By Emily Steves, @SeeEmilyPlay
![[Image courtesy of guilford.abroadoffice.net.]](https://emilysteves.com/wp-content/uploads/2013/11/scholarship-image.jpg?w=300&h=300)
College tuition and partying drained my bank account. This year I made sure the half that makes college, well, college drains on a more regular basis than my tuition bill.
As the youngest of four children, my brothers attacked my parents’ bank account before I had the chance. I’m financially responsible for my own education and have paid a good chunk of my student bill out-of-pocket every semester since freshman year. But scholarships saved me from shelling out the dough this semester.
Your turn to check your bank account.
Open your laptop and type in your link to online banking.
Take a deep breath.
Then, with the click clack of the keys, type in your information.
Hit “enter.”
Do you cringe when the page finally loads? Does the impossibly low dollar amount scare you? I can certainly relate with my $4.37.
Welcome to November and the third month of the semester. You spent the money saved up from your part-time job and summer internship on cheap thrills to forget your homework-laden life.
A semester full of boozin’.
Retail therapy shopping after getting a bad grade.

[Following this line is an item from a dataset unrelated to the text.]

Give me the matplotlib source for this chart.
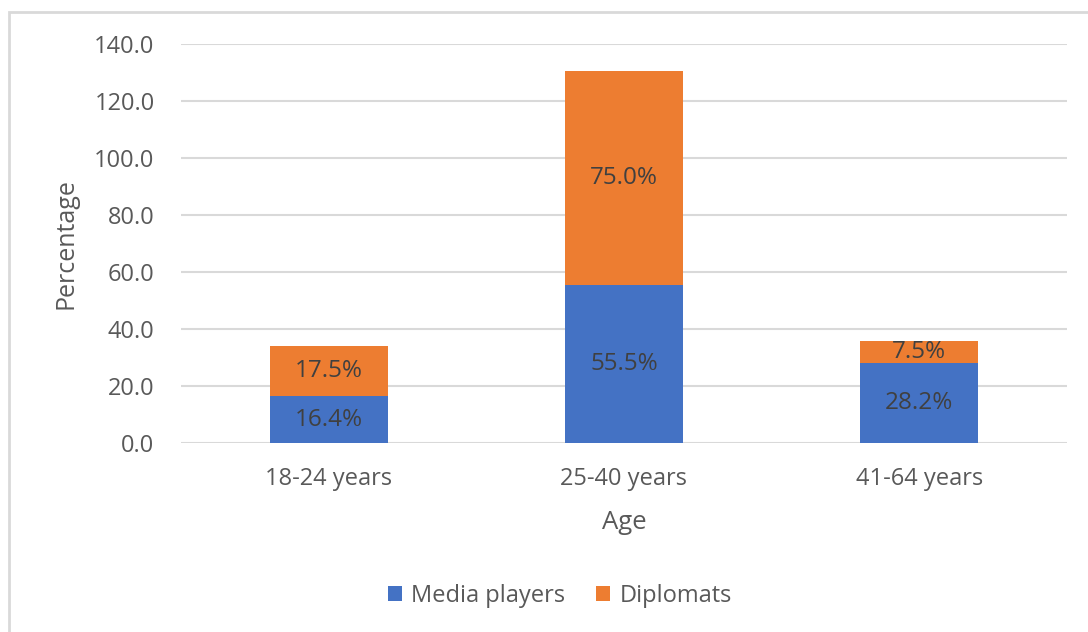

And, oh yeah, your student tuition bill.
The lucky ones’ parents sent them money sometimes. If you’re like me, yours didn’t.
According to President Obama at the University at Buffalo on Aug. 19, debt won’t be as horrifying for college students of the future.
Future.
Years will pass before his plan does. The oh-so-distant promise of loan repayments never exceeding 10 percent of an income sounds great. But for what generation of college students?
Current college students’ radar will barely see a blip of the positive repercussions. Remember the recession that began in 2007? We lost post-graduation job opportunities with each plummet of the economy. Millennials have been screwed over with high tuition costs and the lack of a substantial income to pay off loans.
So don’t spend so much money on your college education.
Make scholarship descriptions and applications your best friend. Apply to every scholarship that pertains to you, be it based on your ethnicity, previous work experience or major.
Don’t be discouraged by the smallest amounts.
Receive $100 to spend on tuition or have to pay it with your financial aid or worse –– like me –– out-of-pocket. Chances are, hundreds of other scholarship seekers passed up the lower amount, putting more of the odds in your favor.
Don’t be intimidated by the largest amounts.
Apply anyway. Create an original résumé. State your case in an attention-grabbing cover letter. Make it so committees granting the scholarships can’t say no to you.
The scholarships I received for this semester have made me more financially independent than ever before.
For the first time ever, I got money back from my student bill.
My checking account’s balance doesn’t make me cry anymore.
Originally written for my opinion writing course at St. Bonaventure University.